While its top utility executives were in San Francisco testifying in state regulatory hearings in support of future cost-of-service rate increases, San Diego-based Sempra Energy announced Tuesday it plans to sell 15 million shares of common stock, which has been hovering near its 52-week high market price.

The dilution will not impact its estimated earnings range for the year, the company said. (Sempra stock closed Tuesday at $30.40/share; its 52-week high had been $30.90.)

Standard & Poor’s Ratings Services (S&P) quickly issued a statement that the equity sale will not affect Sempra’s credit ratings; however, that rating earlier in the day Tuesday had been lowered by S&P to BBB+ with a “stable” outlook. The corporate credit rating was lowered from A-, along with a lowering of the two Sempra utilities, Southern California Gas Co. and San Diego Gas and Electric Co., from A+ to A. The ratings for the utilities’ senior secured debt was affirmed at A+.

Apparently the continued emphasis on trading and the growing contribution of Sempra’s earnings from unregulated businesses caused S&P to decide on a downgrade, albeit still at solidly investment-grade.

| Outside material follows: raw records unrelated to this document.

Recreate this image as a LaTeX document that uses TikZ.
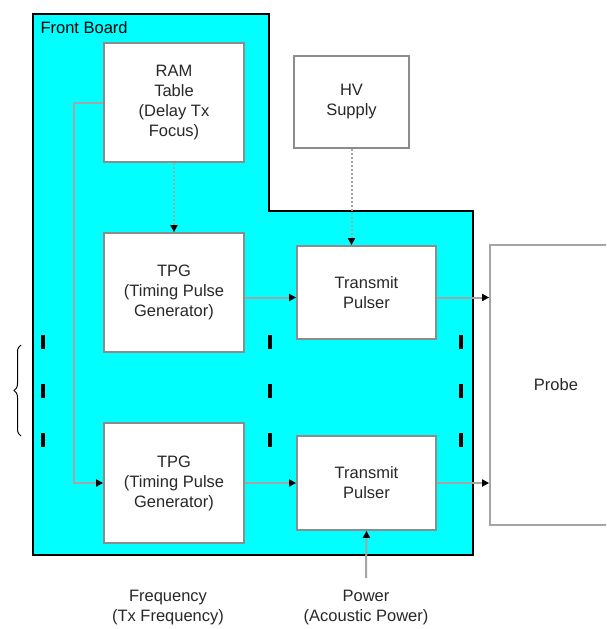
\documentclass[tikz,border=0pt]{standalone}
\usepackage{fontspec}
\setmainfont{Liberation Sans}
\usepackage{xcolor}
\usetikzlibrary{arrows.meta,decorations.pathreplacing}
\definecolor{boardcyan}{RGB}{0,255,255}
\definecolor{linegray}{RGB}{140,140,140}
\definecolor{wiregray}{RGB}{165,165,165}
\definecolor{txtgray}{RGB}{40,40,40}

\begin{document}
\begin{tikzpicture}[x=1pt, y=-1pt,
  every node/.style={font=\fontsize{16.5}{20}\selectfont, text=txtgray},
  blk/.style={draw=linegray, line width=1.8pt, fill=white, align=center, inner sep=0pt},
  arr/.style={color=wiregray, line width=2pt, -{Triangle[length=7pt,width=7pt,color=black,fill=black]}},
  dotarr/.style={arr, dash pattern=on 2pt off 2pt},
  tickmark/.style={line width=3.5pt, black}]
\clip (0,0) rectangle (606,629);
\fill[white] (0,0) rectangle (606,629);
% board outline
\draw[fill=boardcyan, line width=1.5pt] (33,14) -- (269,14) -- (269,211) -- (473,211)
  -- (473,555) -- (33,555) -- cycle;
\node[anchor=west, text=black] (board) at (37,28) {Front Board};
% blocks
\node[blk, minimum width=140pt, minimum height=119pt] (ram) at (174,102.5) {RAM\\ Table\\ (Delay Tx\\ Focus)};
\node[blk, minimum width=115pt, minimum height=92pt] (hv) at (351.5,102) {HV\\ Supply};
\node[blk, minimum width=140pt, minimum height=119pt] (tpg1) at (174,292.5) {TPG\\ (Timing Pulse\\ Generator)};
\node[blk, minimum width=139pt, minimum height=93pt] (tp1) at (366.5,292.5) {Transmit\\ Pulser};
\node[blk, minimum width=140pt, minimum height=120pt] (tpg2) at (174,483) {TPG\\ (Timing Pulse\\ Generator)};
\node[blk, minimum width=139pt, minimum height=94pt] (tp2) at (366.5,483) {Transmit\\ Pulser};
\node[blk, draw=wiregray, minimum width=132pt, minimum height=280pt] (probe) at (556,385) {Probe};
% labels below
\node[align=center] (freq) at (168,608) {Frequency\\ (Tx Frequency)};
\node[align=center] (pow) at (366,608) {Power\\ (Acoustic Power)};
% connectors
\draw[dotarr] (ram.south) -- (tpg1.north);
\draw[dotarr] (hv.south) -- (hv.south |- tp1.north);
\draw[arr] ([yshift=-5pt]tpg1.east) -- ([yshift=-5pt]tp1.west);
\draw[arr] ([yshift=-5pt]tp1.east) -- ([yshift=-5pt]tp1.east -| probe.west);
\draw[arr] (tpg2.east) -- (tp2.west);
\draw[arr] (tp2.east) -- (tp2.east -| probe.west);
\draw[arr] (ram.west) -- ++(-29,0) |- (tpg2.west);
\draw[arr] ([yshift=9pt]pow.north) -- (tp2.south);
% repeated channels
\foreach \x in {43,270,461}
  \foreach \y in {342,391,440}
    \draw[tickmark] (\x,\y-7) -- (\x,\y+7);
\draw[decorate, decoration={brace, amplitude=7pt}, line width=1pt]
  (21,436) -- (21,345);
\end{tikzpicture}
\end{document}
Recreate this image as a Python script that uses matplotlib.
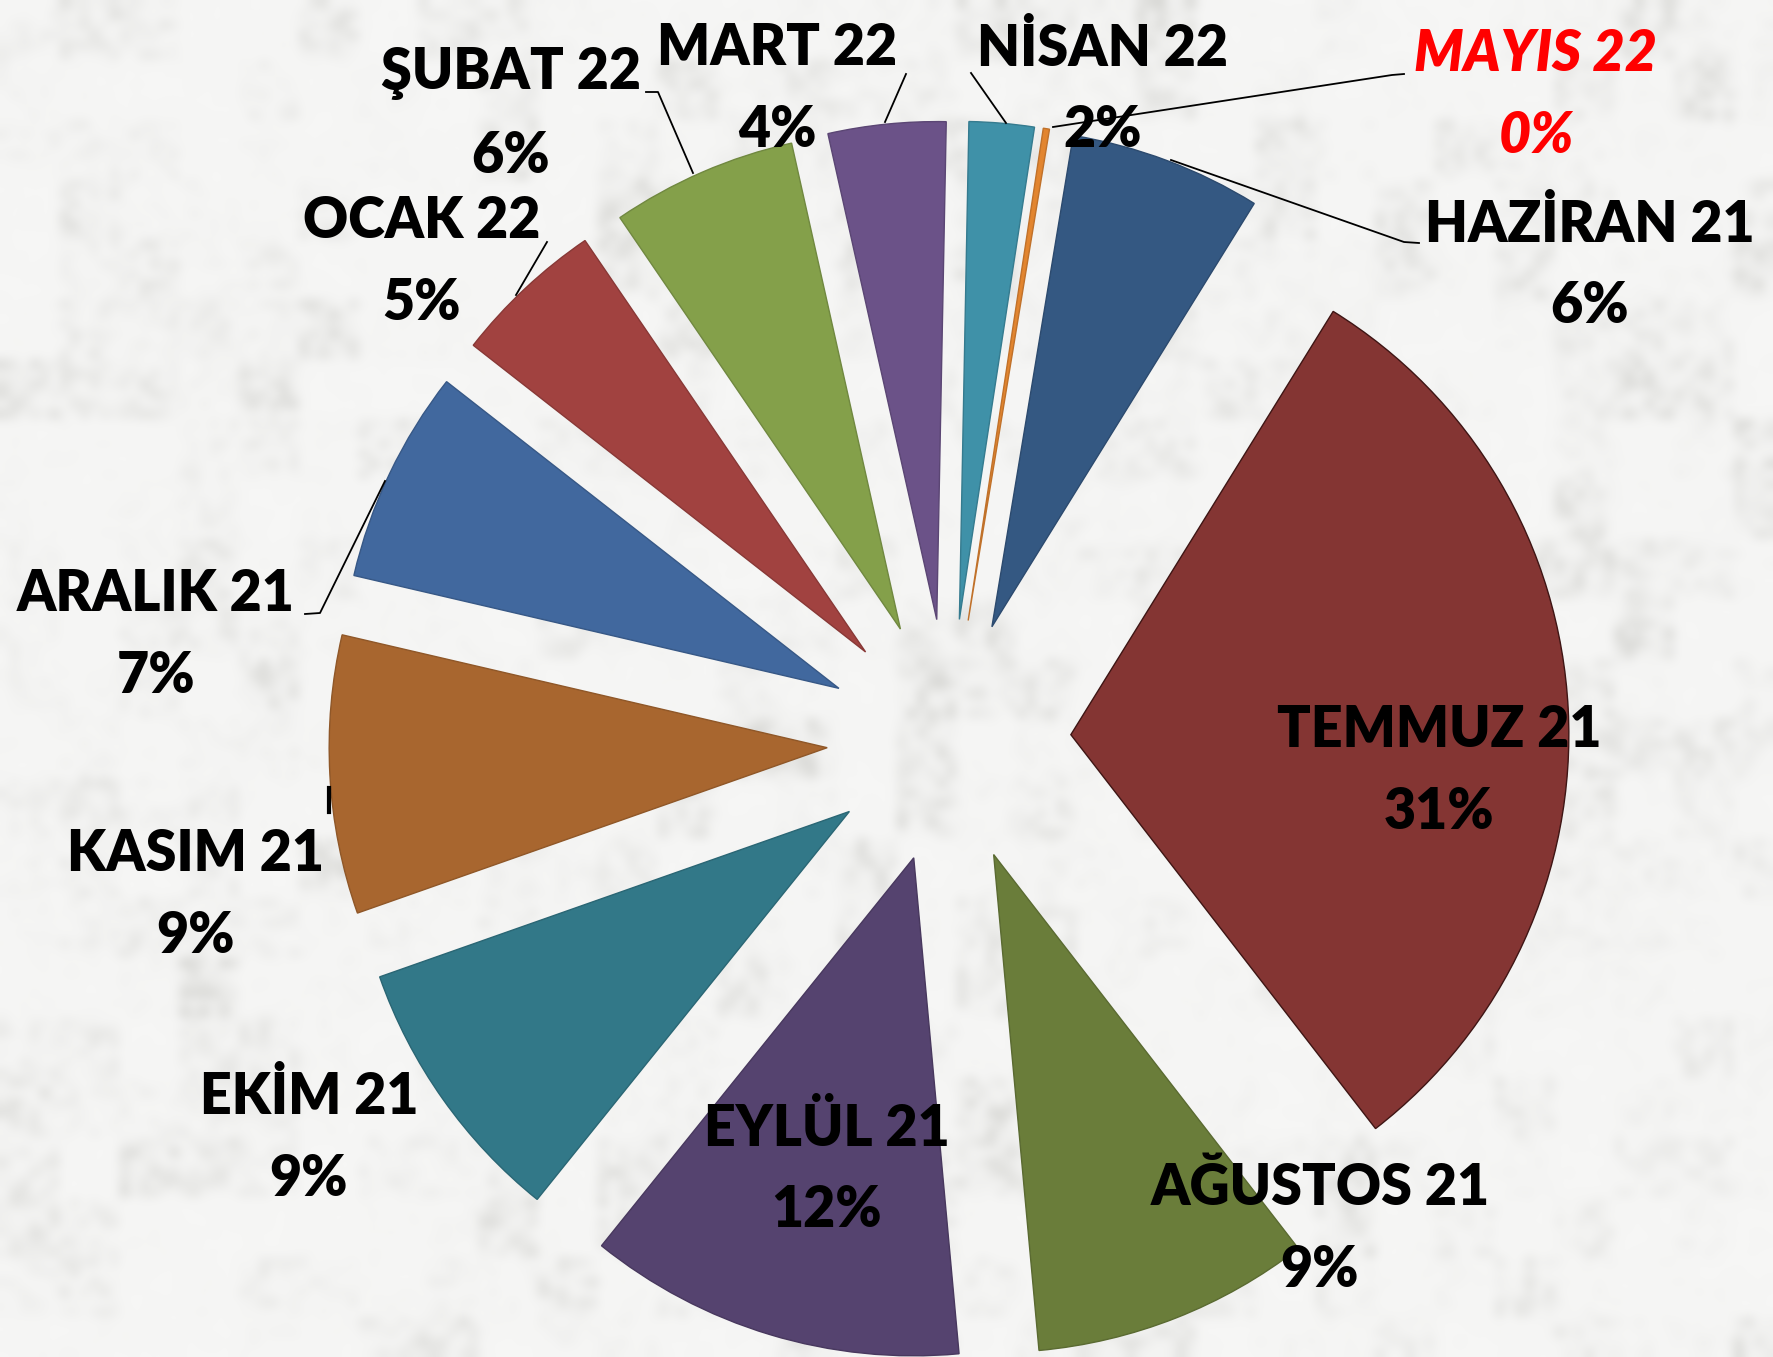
import numpy as np
import matplotlib.pyplot as plt
from matplotlib.colors import LinearSegmentedColormap

W, H = 1774, 1357

months = ["HAZİRAN 21", "TEMMUZ 21", "AĞUSTOS 21", "EYLÜL 21", "EKİM 21", "KASIM 21",
          "ARALIK 21", "OCAK 22", "ŞUBAT 22", "MART 22", "NİSAN 22", "MAYIS 22"]
shares = [6.2, 30.6, 9.0, 12.2, 8.8, 9.0, 6.9, 4.9, 6.0, 3.8, 2.1, 0.2]
colors = ["#345882", "#843533", "#6a7d3a", "#55436f", "#327888", "#a8662f",
          "#41689e", "#a14240", "#84a04a", "#6b5288", "#3f91a8", "#e2852f"]
edges = ["#2c4a6e", "#3e1514", "#5a6a31", "#48385e", "#2a6674", "#8f5728",
         "#375886", "#883836", "#708840", "#5b4674", "#357b8f", "#c0712a"]

# label centres (pixels from top-left), name line / percent line
label_pos = [(1590, 224), (1439, 730), (1320, 1188), (827, 1128), (309, 1097), (196, 854),
             (156, 594), (422, 221), (511, 74), (777, 48), (1103, 48), (1536, 54)]
line_gap = 82

# leader lines in pixels
leaders = [
    [(1419, 243), (1404, 242), (1171, 160)],
    [(646, 92), (658, 92), (693, 173)],
    [(547, 242), (516, 295)],
    [(305, 614), (320, 613), (385, 481)],
    [(906, 74), (885, 122)],
    [(971, 73), (1006, 123)],
    [(1404, 74), (1392, 75), (1053, 127)],
    [(329, 788), (329, 812)],
]

fig = plt.figure(figsize=(W / 100, H / 100), dpi=100)

# marble-like backdrop
bg = fig.add_axes([0, 0, 1, 1], zorder=0)
rng = np.random.default_rng(7)
coarse = np.kron(rng.random((23, 30)), np.ones((6, 6)))[:136, :178]
fine = rng.random((136, 178))
tex = 0.55 * coarse + 0.45 * fine
tex = 1 - tex ** 5
marble = LinearSegmentedColormap.from_list("marble", ["#dadad7", "#f6f6f5"])
bg.imshow(tex, cmap=marble, vmin=0.15, vmax=1, interpolation="bicubic",
          aspect="auto", extent=[0, 1, 0, 1])
bg.axis("off")

# pie in units of the radius (R = 498 px, centre at 949, 741)
R, cx, cy = 498, 949, 741
ax = fig.add_axes([0, 0, 1, 1], zorder=1)
ax.patch.set_alpha(0)
ax.pie(shares, colors=colors, startangle=80.6, counterclock=False,
       explode=[0.245] * len(shares), radius=1, frame=True,
       wedgeprops=dict(linewidth=1.0))
for w, ec in zip(ax.patches, edges):
    w.set_edgecolor(ec)
ax.set_xlim(-cx / R, (W - cx) / R)
ax.set_ylim(-(H - cy) / R, cy / R)
ax.set_aspect("equal")
ax.axis("off")

total = sum(shares)
fam = ["Lato", "DejaVu Sans"]
for name, v, (x, y) in zip(months, shares, label_pos):
    pct = f"{round(v / total * 100)}%"
    red = name.startswith("MAYIS")
    kw = dict(ha="center", va="center", fontsize=40, fontweight="heavy", family=fam,
              color="#ff0000" if red else "black",
              style="italic" if red else "normal", zorder=5)
    fig.text(x / W, 1 - y / H, name, **kw)
    fig.text(x / W, 1 - (y + line_gap) / H, pct, **kw)

for pts in leaders:
    xs = [p[0] / W for p in pts]
    ys = [1 - p[1] / H for p in pts]
    lw = 3 if len(pts) == 2 and pts[0][0] == pts[1][0] else 1.3
    fig.add_artist(plt.Line2D(xs, ys, color="black", lw=lw, zorder=4))

fig.savefig("out.png", dpi=100)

It was not abundantly clear why S&P chose to lower some ratings now, given an overall positive review of the Sempra operations and the fact that the current ratings do not reflect the company’s venture into liquefied natural gas (LNG) imports at two North American locations. Generally, S&P noted that the utilities, which last year accounted for 70% of Sempra’s consolidated earnings, and its merchant activities are all basically strong.

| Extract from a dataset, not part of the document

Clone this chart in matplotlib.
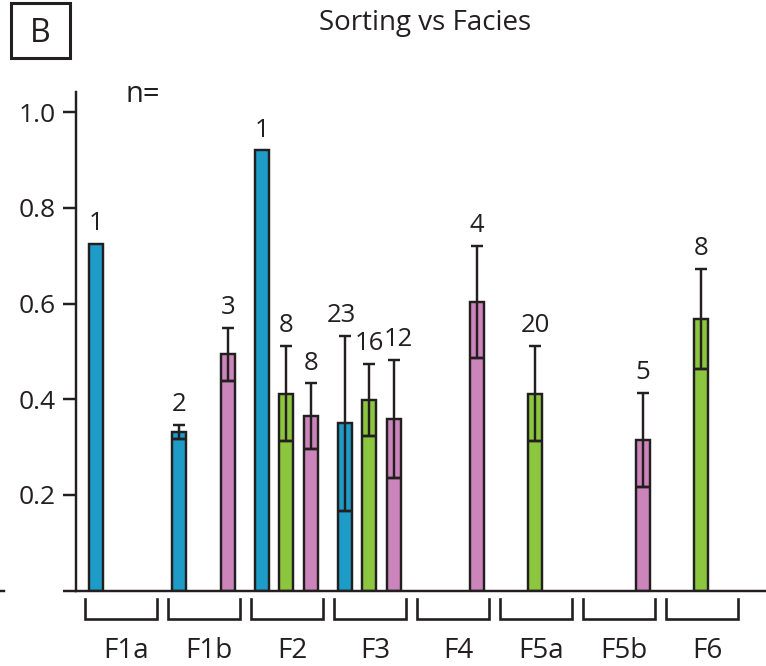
import numpy as np
import matplotlib
matplotlib.use("Agg")
import matplotlib.pyplot as plt
from matplotlib.patches import Rectangle
from matplotlib.lines import Line2D
from matplotlib.transforms import blended_transform_factory

plt.rcParams['font.family'] = ['Open Sans', 'DejaVu Sans']

# ---------------- data ----------------
facies = ['F1a', 'F1b', 'F2', 'F3', 'F4', 'F5a', 'F5b', 'F6']
nan = np.nan

blue_mean = [0.724, 0.332, 0.920, 0.350, nan, nan, nan, nan]
blue_err = [0.0, 0.015, 0.0, 0.183, nan, nan, nan, nan]
blue_n = [1, 2, 1, 23, None, None, None, None]

green_mean = [nan, nan, 0.412, 0.398, nan, 0.412, nan, 0.568]
green_err = [nan, nan, 0.100, 0.075, nan, 0.100, nan, 0.105]
green_n = [None, None, 8, 16, None, 20, None, 8]

purple_mean = [nan, 0.494, 0.365, 0.359, 0.604, nan, 0.315, nan]
purple_err = [nan, 0.055, 0.068, 0.123, 0.117, nan, 0.098, nan]
purple_n = [None, 3, 8, 12, 4, None, 5, None]

title = 'Sorting vs Facies'
yticks = [0.0, 0.2, 0.4, 0.6, 0.8, 1.0]
ytick_labels = ['', '0.2', '0.4', '0.6', '0.8', '1.0']

# ---------------- style ----------------
EDGE = '#231f20'
BLUE = '#1d9cc7'
GREEN = '#8cc63f'
PURPLE = '#cc85bb'
LW = 1.75

# small horizontal nudges (points) of crowded count labels: (series, facies index)
label_nudge = {('blue', 3): -2.5, ('purple', 3): 3.0}

W, H = 766, 666
fig = plt.figure(figsize=(W / 100, H / 100), dpi=100)
ax = fig.add_axes([76 / W, (H - 590.7) / H, 690 / W, (590.7 - 92) / H])

x = np.arange(len(facies))
width = 0.175
series = [
    ('blue', blue_mean, blue_err, blue_n, BLUE, -0.30),
    ('green', green_mean, green_err, green_n, GREEN, -0.01),
    ('purple', purple_mean, purple_err, purple_n, PURPLE, 0.29),
]

for name, mean, err, ns, col, off in series:
    mean = np.array(mean, dtype=float)
    err = np.array(err, dtype=float)
    m = ~np.isnan(mean)
    xs = x[m] + off
    ax.bar(xs, mean[m], width, color=col, edgecolor=EDGE, linewidth=LW, zorder=2)
    em = m & (np.nan_to_num(err) > 0)
    xe = x[em] + off
    ax.errorbar(xe, mean[em], yerr=err[em], fmt='none', ecolor=EDGE,
                elinewidth=LW, capsize=4.3, capthick=LW, zorder=3)
    ax.hlines(mean[em] - err[em], xe - width / 2, xe + width / 2,
              colors=EDGE, linewidth=LW, zorder=3)
    for i in np.where(m)[0]:
        top = mean[i] + (err[i] if not np.isnan(err[i]) else 0)
        dx = label_nudge.get((name, i), 0.0)
        ax.annotate(str(ns[i]), (x[i] + off, top), xytext=(dx, 10),
                    textcoords='offset points', ha='center', va='baseline',
                    fontsize=18.5, color=EDGE)

ax.set_xlim(-0.542, 7.771)
ax.set_ylim(0, 1.042)
for s in ['top', 'right']:
    ax.spines[s].set_visible(False)
for s in ['left', 'bottom']:
    ax.spines[s].set_color(EDGE)
    ax.spines[s].set_linewidth(LW)

ax.set_xticks([])
ax.set_yticks(yticks)
ax.set_yticklabels(ytick_labels)
ax.tick_params(axis='y', direction='out', length=9.4, width=LW, pad=5,
               labelsize=19, colors=EDGE)

# brackets and facies labels
trans = blended_transform_factory(ax.transData, ax.transAxes)
for i, lab in enumerate(facies):
    ax.plot([i - 0.434, i - 0.434, i + 0.434, i + 0.434],
            [-0.0166, -0.0567, -0.0567, -0.0166], transform=trans,
            clip_on=False, color=EDGE, lw=1.9, solid_joinstyle='miter')
    ax.text(i + 0.06, -0.135, lab, transform=trans, ha='center',
            va='baseline', fontsize=20, color=EDGE)

# titles / annotations
fig.text(425 / W, 1 - 30 / H, title, ha='center', va='baseline',
         fontsize=20, color=EDGE)
fig.text(126 / W, 1 - 102 / H, 'n=', ha='left', va='baseline',
         fontsize=21, color=EDGE)
fig.add_artist(Rectangle((10.5 / W, 1 - 57.5 / H), 59 / W, 54.5 / H,
                         transform=fig.transFigure, fill=False, lw=2.2,
                         edgecolor=EDGE))
fig.text(40 / W, 1 - 41.7 / H, 'B', ha='center', va='baseline',
         fontsize=23, color=EDGE)
fig.add_artist(Line2D([0, 4 / W], [1 - 590.7 / H] * 2,
                      transform=fig.transFigure, color=EDGE, lw=LW))

fig.savefig('out.png', dpi=100)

S&P said that it considered Sempra’s trading unit as the company’s “most volatile business,” but noted that its risk profile is “partly mitigated” by the short-term nature of its book. Sempra Energy is among 37 firms that received show-cause notices from the Federal Energy Regulatory Commission last March regarding its trading practices during the California energy crisis, but S&P said “no penalty or other downside has been factored into the current ratings.”

Although its 55% leverage to total capitalization may be “a little weak for its rating,” S&P said Sempra has maintained “comfortable liquidity throughout the turmoil in the western power markets the last three years.”

In announcing the stock sale, Sempra reaffirmed its earnings guidance for 2003 in the $2.70-2.90/share range, and kept 2004 in the $2.60-2.90 range. For the third quarter that will be announced Nov. 6, earnings should be 90 to 95 cents/share, with some previously announced one-time contributors, according to what Sempra CEO said at Wall Street analysts’ conferences last month.

S&P described the stock sale as 15 million shares, along with a so-called “greenshoe option” for another 1.5 million shares, in affirming that the newly lowered ratings would not change. The rating agency said that the ratings downgrade factored in the anticipated stock sale and its approximately $500 million in equity. Citigroup, JP Morgan and Morgan Stanley will act as joint book-running managers for the offering.

S&P said it believes that “the additional balance sheet strength brought about by the equity issue is necessary to sustain the BBB+ rating given the risks assumed in the energy trading business and the growing contribution of the unregulated business vis-a-vis the utilities.”